Notes

2019-01-15

It has been forever since my last note! I hereby take it as new year's resolution to share more about the interesting thought nuggets I come across.

In computer hardware, arithmetic primitives are in fact modular primitives; this means that the result of a+b is defined as the mathematical sum of a and b modulo a power of 2 (usually, 2³² or 2⁶⁴). The mathematical structure obtained is a modular ring in which all operations "wrap around". It is only a ring and not a field because the multiplication operation does not have an inverse; to see why an inverse function for multiplication cannot be defined, observe that 42 is the result of both 21×2 and (2³¹+21)×2!

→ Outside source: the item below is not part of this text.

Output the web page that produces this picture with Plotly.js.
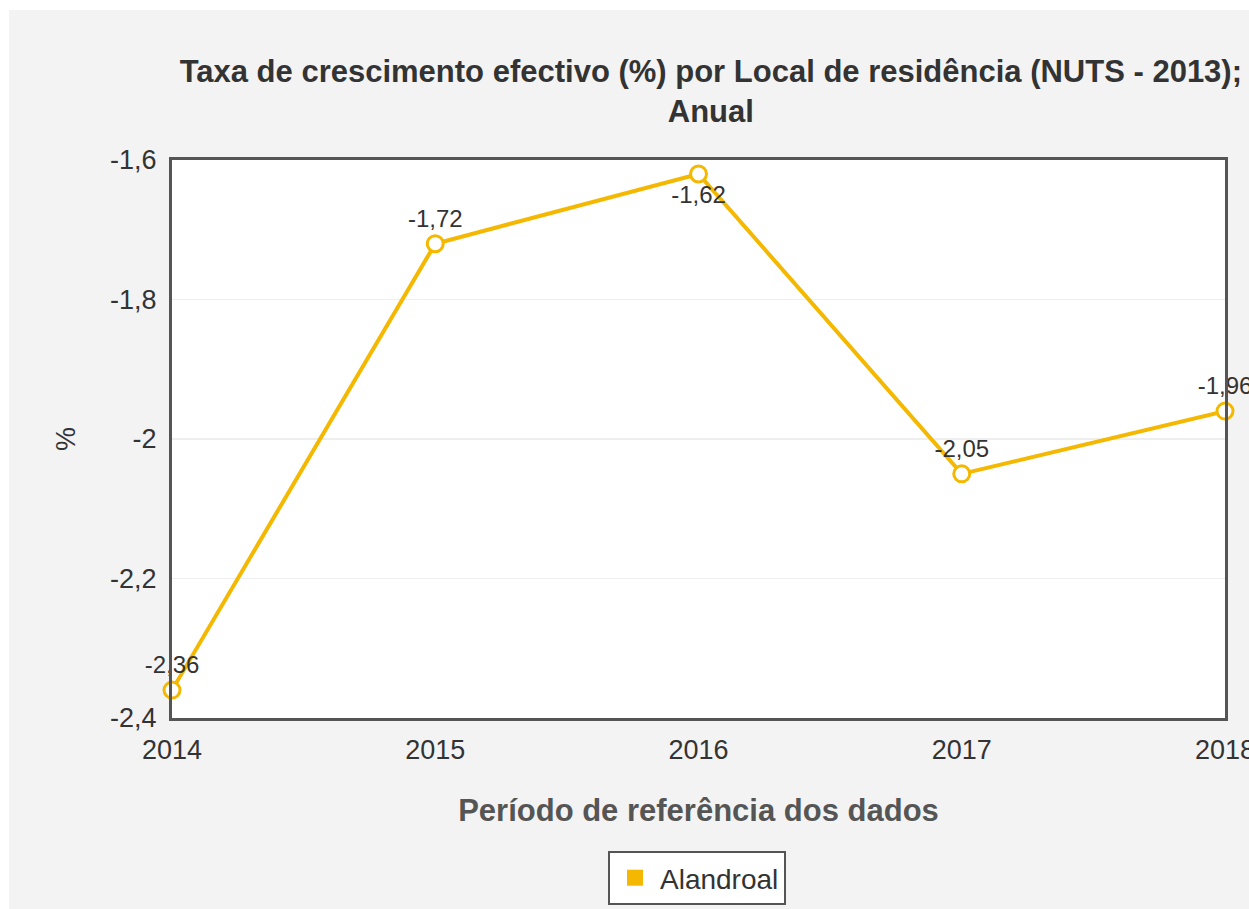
<!DOCTYPE html>
<html>
<head>
<meta charset="utf-8">
<script src="https://cdn.plot.ly/plotly-3.0.1.min.js"></script>
<style>
  html, body { margin: 0; padding: 0; background: #ffffff; overflow: hidden; }
  #chart { position: absolute; left: 9px; top: 10px; width: 1240px; height: 899px; }
</style>
</head>
<body>
<div id="chart"></div>
<script>
// chart data
const years = ['2014', '2015', '2016', '2017', '2018'];
const alandroal = [-2.36, -1.72, -1.62, -2.05, -1.96];
const seriesName = 'Alandroal';
const yTickVals = [-2.4, -2.2, -2, -1.8, -1.6];
const yTickText = ['-2,4', '-2,2', '-2', '-1,8', '-1,6'];

const gold = '#f5b800';
const fontFam = '"Liberation Sans", Arial, sans-serif';

// labels sit above the point, except the top one which drops below
const labelPos = alandroal.map(v => v === Math.max(...alandroal) ? 'bottom center' : 'top center');

const data = [
  {
    x: years,
    y: alandroal,
    type: 'scatter',
    mode: 'lines+markers+text',
    name: seriesName,
    showlegend: false,
    cliponaxis: false,
    line: { color: gold, width: 4 },
    marker: { size: 16, color: '#ffffff', line: { color: gold, width: 3 } },
    text: alandroal.map(v => String(v).replace('.', ',')),
    textposition: labelPos,
    textfont: { family: fontFam, size: 24, color: '#333333' },
    hoverinfo: 'x+y'
  },
  {
    // legend-only entry with a square swatch
    x: [null],
    y: [null],
    type: 'scatter',
    mode: 'markers',
    name: seriesName,
    marker: { symbol: 'square', size: 19, color: gold }
  }
];

const layout = {
  width: 1240,
  height: 899,
  paper_bgcolor: '#f3f3f3',
  plot_bgcolor: '#ffffff',
  font: { family: fontFam, color: '#333333' },
  margin: { l: 163, r: 24, t: 150, b: 191 },
  title: {
    text: '<b>Taxa de crescimento efectivo (%) por Local de residência (NUTS - 2013);<br>Anual</b>',
    font: { family: fontFam, size: 31, color: '#333333' },
    x: 0.566,
    xanchor: 'center',
    xref: 'container',
    y: 1 - 72 / 899,
    yanchor: 'top',
    yref: 'container'
  },
  xaxis: {
    type: 'category',
    range: [0, 4],
    showgrid: false,
    ticks: '',
    showline: true,
    mirror: true,
    linecolor: '#555555',
    linewidth: 3,
    zeroline: false,
    ticklabelstandoff: 6,
    tickfont: { family: fontFam, size: 27, color: '#333333' },
    title: {
      text: '<b>Período de referência dos dados</b>',
      font: { family: fontFam, size: 31, color: '#555555' },
      standoff: 35
    },
    automargin: false,
    fixedrange: true
  },
  yaxis: {
    range: [-2.4, -1.6],
    tickvals: yTickVals,
    ticktext: yTickText,
    showgrid: true,
    gridcolor: '#eeeeee',
    gridwidth: 1.5,
    ticks: '',
    showline: true,
    mirror: true,
    linecolor: '#555555',
    linewidth: 3,
    zeroline: false,
    ticklabelstandoff: 7,
    tickfont: { family: fontFam, size: 27, color: '#333333' },
    title: {
      text: '%',
      font: { family: fontFam, size: 27, color: '#333333' },
      standoff: 27
    },
    automargin: false,
    fixedrange: true
  },
  showlegend: true,
  legend: {
    orientation: 'h',
    xref: 'container',
    yref: 'container',
    x: 688 / 1240,
    xanchor: 'center',
    y: 1 - 841 / 899,
    yanchor: 'top',
    bgcolor: '#ffffff',
    bordercolor: '#555555',
    borderwidth: 2,
    itemwidth: 40,
    font: { family: fontFam, size: 28, color: '#333333' }
  }
};

Plotly.newPlot('chart', data, layout, { displayModeBar: false, staticPlot: true });
</script>
</body>
</html>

An elementary result equivalent to Bézout's identity is that any number co-prime with the modulus has a multiplicative inverse. In a computer, this means that for any odd number a, a number b exists shuch that a✕b = 1. Now there is a particularly cute algorithm to find multiplicative inverses, and it is what motivated me to write this note.

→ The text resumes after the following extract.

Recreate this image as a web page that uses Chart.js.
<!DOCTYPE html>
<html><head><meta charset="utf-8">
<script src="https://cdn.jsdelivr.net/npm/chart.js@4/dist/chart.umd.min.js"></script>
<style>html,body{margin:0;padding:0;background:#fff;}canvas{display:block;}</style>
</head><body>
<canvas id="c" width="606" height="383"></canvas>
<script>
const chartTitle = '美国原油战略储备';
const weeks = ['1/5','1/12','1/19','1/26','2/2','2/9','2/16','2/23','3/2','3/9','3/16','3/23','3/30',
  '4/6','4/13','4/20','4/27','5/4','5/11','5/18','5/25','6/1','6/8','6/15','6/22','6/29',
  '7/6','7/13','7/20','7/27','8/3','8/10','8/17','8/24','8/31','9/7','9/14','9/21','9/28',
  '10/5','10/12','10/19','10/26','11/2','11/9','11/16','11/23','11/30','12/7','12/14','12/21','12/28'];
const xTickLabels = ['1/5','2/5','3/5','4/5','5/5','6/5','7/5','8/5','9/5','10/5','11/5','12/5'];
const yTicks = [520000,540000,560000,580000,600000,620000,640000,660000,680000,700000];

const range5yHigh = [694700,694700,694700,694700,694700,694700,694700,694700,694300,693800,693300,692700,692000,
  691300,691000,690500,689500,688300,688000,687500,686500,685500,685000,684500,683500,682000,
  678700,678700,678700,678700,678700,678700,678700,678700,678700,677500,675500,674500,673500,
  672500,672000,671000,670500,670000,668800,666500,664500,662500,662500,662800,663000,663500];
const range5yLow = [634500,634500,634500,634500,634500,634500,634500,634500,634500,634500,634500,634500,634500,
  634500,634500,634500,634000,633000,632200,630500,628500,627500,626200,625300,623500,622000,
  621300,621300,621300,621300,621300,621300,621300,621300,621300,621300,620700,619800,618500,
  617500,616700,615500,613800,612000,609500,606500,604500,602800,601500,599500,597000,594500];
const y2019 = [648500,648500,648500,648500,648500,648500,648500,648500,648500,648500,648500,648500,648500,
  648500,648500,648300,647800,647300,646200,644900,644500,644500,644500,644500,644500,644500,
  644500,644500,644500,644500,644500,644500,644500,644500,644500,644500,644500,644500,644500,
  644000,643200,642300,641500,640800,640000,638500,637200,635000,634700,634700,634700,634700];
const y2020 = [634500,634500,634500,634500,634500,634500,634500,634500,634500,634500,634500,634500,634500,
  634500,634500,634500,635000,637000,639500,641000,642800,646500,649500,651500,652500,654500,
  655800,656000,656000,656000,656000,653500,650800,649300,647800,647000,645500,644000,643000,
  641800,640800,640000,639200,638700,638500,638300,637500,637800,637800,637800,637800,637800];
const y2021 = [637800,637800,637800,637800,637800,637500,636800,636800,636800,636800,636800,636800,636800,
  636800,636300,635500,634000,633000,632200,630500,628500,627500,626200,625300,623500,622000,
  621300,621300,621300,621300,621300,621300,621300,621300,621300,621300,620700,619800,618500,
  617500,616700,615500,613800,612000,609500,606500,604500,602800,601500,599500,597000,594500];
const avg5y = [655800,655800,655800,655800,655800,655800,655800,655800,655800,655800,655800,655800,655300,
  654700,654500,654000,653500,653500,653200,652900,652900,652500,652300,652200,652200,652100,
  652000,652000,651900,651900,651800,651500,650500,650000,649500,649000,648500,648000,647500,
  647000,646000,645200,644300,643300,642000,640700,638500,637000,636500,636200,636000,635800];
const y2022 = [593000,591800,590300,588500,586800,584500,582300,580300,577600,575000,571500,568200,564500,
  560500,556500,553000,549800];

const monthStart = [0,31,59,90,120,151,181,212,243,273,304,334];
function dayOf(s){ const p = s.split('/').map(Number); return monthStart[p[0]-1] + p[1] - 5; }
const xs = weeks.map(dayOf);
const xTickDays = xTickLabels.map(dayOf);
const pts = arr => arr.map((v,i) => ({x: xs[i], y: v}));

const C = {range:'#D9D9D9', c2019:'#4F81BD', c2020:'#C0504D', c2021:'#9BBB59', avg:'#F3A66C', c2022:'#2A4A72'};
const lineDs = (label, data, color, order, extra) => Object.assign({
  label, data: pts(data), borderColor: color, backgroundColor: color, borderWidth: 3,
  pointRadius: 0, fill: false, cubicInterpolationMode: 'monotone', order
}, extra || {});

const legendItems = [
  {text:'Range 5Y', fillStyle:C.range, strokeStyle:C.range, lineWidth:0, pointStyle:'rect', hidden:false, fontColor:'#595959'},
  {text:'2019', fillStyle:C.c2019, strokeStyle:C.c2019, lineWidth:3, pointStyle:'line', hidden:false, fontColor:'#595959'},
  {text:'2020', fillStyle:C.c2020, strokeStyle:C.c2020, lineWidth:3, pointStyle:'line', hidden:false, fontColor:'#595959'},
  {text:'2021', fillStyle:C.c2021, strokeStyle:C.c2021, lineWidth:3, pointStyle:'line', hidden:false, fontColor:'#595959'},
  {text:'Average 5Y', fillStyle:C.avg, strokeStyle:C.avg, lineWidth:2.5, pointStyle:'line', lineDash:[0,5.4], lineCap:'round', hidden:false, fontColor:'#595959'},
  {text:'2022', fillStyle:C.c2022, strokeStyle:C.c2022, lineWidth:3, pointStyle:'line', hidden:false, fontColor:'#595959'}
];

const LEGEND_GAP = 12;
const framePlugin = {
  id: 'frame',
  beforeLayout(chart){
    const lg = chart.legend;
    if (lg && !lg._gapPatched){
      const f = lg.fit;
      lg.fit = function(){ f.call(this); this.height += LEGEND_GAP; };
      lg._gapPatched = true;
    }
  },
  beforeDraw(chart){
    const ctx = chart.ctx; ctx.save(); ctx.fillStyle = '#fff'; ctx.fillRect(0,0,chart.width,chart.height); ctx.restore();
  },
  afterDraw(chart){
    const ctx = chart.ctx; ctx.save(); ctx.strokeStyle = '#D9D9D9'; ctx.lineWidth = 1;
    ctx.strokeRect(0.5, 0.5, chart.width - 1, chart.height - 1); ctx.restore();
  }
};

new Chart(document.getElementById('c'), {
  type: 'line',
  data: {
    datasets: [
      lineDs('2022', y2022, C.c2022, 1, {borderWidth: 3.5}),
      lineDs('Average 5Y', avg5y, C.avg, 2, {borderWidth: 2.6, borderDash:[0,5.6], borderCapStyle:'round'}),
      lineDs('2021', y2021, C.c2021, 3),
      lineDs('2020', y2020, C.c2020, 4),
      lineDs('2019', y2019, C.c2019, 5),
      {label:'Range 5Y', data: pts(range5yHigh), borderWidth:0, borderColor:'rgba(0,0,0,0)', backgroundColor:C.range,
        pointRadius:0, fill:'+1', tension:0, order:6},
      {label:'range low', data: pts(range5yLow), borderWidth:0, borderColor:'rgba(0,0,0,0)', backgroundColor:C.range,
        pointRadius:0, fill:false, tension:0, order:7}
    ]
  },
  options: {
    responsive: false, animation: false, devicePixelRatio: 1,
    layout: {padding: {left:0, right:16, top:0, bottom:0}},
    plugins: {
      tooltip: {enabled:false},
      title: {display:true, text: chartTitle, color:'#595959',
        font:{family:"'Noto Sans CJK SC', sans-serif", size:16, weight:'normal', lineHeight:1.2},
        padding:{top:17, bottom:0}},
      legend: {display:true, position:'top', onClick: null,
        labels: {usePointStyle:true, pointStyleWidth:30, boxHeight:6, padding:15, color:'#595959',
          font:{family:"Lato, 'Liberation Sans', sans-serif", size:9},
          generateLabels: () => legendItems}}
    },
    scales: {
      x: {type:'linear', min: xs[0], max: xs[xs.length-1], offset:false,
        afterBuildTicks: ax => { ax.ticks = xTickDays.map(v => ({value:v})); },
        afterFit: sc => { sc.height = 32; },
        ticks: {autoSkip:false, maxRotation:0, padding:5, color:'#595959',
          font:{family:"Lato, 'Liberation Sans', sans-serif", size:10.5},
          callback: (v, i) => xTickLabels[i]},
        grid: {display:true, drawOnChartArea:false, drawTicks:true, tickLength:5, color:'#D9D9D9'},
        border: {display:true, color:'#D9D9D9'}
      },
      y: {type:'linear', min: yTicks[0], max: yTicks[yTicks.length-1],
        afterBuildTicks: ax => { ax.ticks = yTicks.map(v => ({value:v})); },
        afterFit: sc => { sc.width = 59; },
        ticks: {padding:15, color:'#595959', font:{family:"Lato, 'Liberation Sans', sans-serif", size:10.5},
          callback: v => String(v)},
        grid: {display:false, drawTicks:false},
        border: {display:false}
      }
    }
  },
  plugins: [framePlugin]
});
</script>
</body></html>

The core idea of the algorithm lies in an observation I found quite surprising: a multiplicative inverse b of a modulo 2ⁿ can be used to find an inverse c of a modulo 2²ⁿ. Let's see how.

ab = 1 (mod 2ⁿ)
  ⇒ ab - 1 = k2ⁿ
  ⇒ (ab - 1)² = 0      (mod 2²ⁿ)
  ⇒ a²b² - 2ab + 1 = 0 (mod 2²ⁿ)
  ⇒ 2ab - a²b² = 1     (mod 2²ⁿ)
  ⇒ a(2b - ab²) = 1    (mod 2²ⁿ)
  ⇒ c = 2b - ab²       (mod 2²ⁿ)

This gives us the inductive step of the algorithm; to bootstrap it we simply need to find an inverse b of a modulo some small power of 2. To that end, one can check that all odd numbers are their own inverse modulo 4 (and 8). Putting it together in C.

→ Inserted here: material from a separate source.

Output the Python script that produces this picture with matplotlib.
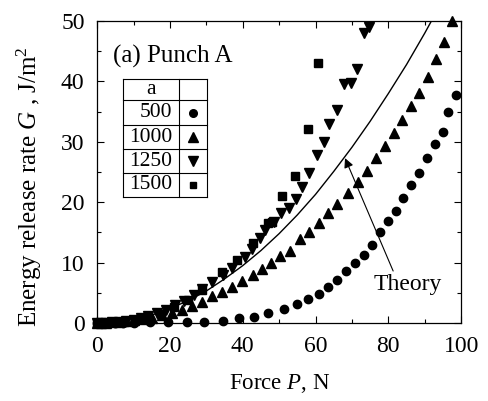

uint32_t mulinv(uint32_t a) {
    uint32_t b = a;   /* 1/a mod 2² */
    b *= 2 - a*b;     /* 1/a mod 2⁴ */
    b *= 2 - a*b;     /* 1/a mod 2⁸ */
    b *= 2 - a*b;     /* 1/a mod 2¹⁶ */
    b *= 2 - a*b;     /* 1/a mod 2³² */
    return b;
}

For those really eager for performance, it turns out that b = 3*a ^ 2 is a cute initialization by Peter Montgomery which yields an inverse of a modulo 2⁵ and allows to cut one refinement step!